- _WHAT IS BEING ASKED_
Consider the data that follows and state how many lines contain the string "Give", using the number alone.
══════
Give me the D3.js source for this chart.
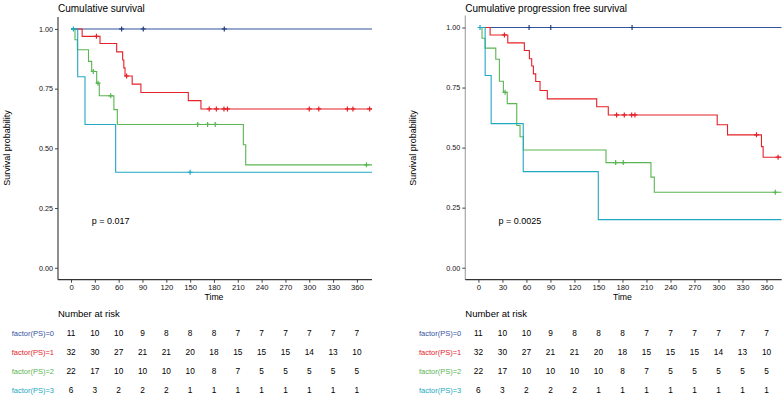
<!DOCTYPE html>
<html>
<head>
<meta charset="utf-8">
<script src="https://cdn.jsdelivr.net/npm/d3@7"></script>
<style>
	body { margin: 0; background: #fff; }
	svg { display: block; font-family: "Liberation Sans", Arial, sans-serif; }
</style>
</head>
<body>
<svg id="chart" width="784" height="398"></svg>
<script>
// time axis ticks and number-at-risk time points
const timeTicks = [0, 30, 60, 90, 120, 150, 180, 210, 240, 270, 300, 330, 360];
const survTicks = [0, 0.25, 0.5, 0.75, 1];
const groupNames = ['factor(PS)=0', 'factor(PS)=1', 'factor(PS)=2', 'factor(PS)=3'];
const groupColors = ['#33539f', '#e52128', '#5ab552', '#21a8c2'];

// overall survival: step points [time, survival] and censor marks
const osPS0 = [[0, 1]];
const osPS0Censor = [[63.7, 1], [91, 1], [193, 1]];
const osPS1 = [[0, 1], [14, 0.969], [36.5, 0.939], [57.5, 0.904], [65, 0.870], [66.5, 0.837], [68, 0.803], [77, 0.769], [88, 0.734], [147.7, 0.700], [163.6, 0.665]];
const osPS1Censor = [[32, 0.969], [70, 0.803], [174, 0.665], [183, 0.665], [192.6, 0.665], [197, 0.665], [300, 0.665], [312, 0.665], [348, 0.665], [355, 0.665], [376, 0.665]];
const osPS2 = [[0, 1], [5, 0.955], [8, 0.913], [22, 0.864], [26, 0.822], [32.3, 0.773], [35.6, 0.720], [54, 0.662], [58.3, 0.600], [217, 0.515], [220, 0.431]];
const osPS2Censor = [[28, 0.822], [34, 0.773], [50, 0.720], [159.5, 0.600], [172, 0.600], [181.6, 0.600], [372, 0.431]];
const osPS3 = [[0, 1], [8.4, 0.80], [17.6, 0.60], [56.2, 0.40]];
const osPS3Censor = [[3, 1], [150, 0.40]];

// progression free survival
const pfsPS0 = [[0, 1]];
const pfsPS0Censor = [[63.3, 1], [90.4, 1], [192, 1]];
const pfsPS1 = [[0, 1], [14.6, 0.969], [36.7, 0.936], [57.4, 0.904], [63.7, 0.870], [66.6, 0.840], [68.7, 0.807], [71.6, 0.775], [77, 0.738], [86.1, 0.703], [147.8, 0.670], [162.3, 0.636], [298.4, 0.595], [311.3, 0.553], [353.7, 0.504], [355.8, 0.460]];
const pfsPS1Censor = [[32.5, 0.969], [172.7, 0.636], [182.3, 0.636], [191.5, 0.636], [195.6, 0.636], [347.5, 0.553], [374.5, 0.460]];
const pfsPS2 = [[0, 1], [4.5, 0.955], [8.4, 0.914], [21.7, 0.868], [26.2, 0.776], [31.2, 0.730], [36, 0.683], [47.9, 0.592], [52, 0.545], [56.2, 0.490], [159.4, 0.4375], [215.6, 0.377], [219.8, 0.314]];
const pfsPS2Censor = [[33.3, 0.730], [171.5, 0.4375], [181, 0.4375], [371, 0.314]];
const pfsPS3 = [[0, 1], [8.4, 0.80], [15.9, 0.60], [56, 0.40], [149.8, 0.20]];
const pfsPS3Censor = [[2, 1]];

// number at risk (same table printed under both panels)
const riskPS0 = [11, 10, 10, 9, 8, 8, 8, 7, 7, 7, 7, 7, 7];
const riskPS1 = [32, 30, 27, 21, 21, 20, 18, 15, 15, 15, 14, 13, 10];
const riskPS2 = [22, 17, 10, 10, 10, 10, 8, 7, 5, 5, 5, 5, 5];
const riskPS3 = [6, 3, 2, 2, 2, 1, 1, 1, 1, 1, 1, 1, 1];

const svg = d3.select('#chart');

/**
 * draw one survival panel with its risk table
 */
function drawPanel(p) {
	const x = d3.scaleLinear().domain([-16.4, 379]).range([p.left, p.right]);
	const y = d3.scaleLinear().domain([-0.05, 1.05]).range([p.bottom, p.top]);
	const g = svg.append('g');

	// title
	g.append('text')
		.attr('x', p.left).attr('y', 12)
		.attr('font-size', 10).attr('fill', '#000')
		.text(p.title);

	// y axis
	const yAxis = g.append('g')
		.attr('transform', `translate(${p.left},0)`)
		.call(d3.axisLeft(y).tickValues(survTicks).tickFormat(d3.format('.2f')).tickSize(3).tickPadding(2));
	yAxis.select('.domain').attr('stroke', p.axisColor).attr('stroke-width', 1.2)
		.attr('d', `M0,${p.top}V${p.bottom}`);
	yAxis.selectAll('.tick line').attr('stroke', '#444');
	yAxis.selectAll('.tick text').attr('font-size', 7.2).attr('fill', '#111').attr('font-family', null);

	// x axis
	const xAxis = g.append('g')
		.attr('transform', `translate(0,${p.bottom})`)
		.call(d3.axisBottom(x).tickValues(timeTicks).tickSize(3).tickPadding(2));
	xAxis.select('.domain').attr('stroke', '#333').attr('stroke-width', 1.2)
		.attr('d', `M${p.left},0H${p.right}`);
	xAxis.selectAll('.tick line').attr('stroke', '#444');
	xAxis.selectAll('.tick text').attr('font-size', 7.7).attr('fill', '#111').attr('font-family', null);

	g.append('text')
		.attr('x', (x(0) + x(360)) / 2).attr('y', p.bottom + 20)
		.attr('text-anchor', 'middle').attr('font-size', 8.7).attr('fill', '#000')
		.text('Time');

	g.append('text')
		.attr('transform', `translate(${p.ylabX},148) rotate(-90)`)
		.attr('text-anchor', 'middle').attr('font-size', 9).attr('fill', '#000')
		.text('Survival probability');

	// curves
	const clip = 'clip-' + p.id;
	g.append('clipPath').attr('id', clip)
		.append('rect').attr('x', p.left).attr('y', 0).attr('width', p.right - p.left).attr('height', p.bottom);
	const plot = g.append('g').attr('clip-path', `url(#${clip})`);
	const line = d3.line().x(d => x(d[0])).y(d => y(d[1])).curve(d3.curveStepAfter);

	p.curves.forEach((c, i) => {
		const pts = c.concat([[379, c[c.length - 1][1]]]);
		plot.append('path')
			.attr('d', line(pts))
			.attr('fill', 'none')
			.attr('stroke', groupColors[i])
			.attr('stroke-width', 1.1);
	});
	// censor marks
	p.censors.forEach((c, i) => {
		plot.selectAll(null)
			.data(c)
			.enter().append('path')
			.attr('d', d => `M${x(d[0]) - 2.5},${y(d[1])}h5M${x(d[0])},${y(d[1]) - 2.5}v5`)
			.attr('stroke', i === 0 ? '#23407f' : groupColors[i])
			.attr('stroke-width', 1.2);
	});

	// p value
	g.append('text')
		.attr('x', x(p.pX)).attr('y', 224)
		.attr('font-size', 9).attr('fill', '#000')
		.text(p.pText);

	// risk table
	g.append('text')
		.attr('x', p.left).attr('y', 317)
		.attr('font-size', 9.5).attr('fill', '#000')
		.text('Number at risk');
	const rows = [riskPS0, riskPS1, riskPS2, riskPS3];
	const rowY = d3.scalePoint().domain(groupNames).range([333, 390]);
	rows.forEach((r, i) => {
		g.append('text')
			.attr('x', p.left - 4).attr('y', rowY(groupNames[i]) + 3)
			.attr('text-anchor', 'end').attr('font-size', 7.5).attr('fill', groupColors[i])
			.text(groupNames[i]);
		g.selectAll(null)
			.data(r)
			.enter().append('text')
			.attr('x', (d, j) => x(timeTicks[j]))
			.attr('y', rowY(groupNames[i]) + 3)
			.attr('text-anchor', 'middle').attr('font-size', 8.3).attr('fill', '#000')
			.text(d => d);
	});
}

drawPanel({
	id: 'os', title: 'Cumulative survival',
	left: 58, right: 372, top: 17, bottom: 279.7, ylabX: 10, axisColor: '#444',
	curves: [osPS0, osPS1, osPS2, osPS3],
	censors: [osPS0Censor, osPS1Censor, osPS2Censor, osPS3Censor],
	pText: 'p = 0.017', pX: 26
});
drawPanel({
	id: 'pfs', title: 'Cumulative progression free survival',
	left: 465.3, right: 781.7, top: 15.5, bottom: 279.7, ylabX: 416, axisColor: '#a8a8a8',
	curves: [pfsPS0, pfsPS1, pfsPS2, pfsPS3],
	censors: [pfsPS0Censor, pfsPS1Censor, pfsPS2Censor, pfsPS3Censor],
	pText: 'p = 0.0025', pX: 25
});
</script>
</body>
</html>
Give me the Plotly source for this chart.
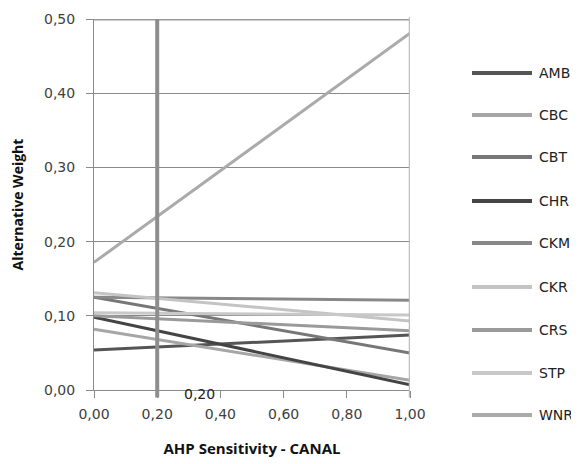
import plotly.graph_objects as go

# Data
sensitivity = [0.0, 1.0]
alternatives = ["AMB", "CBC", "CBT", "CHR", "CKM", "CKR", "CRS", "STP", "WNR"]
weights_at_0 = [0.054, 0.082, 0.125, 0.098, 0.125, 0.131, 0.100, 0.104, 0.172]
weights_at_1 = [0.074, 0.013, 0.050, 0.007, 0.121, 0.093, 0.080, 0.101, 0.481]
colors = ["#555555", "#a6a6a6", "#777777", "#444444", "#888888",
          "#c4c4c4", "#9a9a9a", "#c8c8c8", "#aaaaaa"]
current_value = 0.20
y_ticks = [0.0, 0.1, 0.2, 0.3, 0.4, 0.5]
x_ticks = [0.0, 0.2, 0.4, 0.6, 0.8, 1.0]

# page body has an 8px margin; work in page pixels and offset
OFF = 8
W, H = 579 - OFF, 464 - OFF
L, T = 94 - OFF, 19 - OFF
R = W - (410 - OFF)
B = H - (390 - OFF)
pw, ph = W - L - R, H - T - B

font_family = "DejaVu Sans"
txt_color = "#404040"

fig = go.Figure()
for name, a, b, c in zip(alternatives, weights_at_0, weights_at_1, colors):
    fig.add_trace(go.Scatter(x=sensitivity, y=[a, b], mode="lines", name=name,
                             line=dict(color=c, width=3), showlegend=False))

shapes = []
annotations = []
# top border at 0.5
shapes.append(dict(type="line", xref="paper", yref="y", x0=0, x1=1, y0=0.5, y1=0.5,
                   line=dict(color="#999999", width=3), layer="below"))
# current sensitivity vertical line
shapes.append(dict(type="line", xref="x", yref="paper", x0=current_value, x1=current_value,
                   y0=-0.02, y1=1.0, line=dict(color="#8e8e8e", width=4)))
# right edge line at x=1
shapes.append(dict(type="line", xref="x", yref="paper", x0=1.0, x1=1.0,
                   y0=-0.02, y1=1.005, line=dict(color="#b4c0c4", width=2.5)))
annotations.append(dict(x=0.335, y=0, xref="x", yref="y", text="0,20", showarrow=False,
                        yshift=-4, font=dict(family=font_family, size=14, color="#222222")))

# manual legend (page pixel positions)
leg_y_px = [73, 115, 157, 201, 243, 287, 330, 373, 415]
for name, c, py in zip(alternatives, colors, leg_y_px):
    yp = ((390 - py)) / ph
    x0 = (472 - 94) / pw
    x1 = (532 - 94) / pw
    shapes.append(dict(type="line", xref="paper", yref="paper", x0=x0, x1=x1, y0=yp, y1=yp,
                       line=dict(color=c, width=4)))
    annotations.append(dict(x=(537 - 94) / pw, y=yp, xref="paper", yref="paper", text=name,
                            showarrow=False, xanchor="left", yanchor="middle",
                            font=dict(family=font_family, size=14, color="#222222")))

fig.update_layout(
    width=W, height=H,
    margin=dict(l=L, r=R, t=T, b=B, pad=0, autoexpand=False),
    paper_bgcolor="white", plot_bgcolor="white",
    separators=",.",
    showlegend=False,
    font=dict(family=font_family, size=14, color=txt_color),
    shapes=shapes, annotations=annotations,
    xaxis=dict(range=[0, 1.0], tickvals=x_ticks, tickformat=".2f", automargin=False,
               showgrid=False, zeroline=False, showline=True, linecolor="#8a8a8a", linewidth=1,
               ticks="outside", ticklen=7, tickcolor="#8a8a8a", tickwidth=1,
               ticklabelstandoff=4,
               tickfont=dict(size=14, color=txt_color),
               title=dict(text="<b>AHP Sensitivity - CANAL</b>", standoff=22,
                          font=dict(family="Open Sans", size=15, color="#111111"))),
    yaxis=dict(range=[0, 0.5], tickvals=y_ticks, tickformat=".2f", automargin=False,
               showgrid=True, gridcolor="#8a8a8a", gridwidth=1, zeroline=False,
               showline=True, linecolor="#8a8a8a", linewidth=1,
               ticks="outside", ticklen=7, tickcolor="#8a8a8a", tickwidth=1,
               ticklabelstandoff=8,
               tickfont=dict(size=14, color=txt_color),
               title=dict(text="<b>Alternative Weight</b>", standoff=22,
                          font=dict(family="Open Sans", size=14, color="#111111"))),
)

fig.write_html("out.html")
══════
- _RESPONSE_
2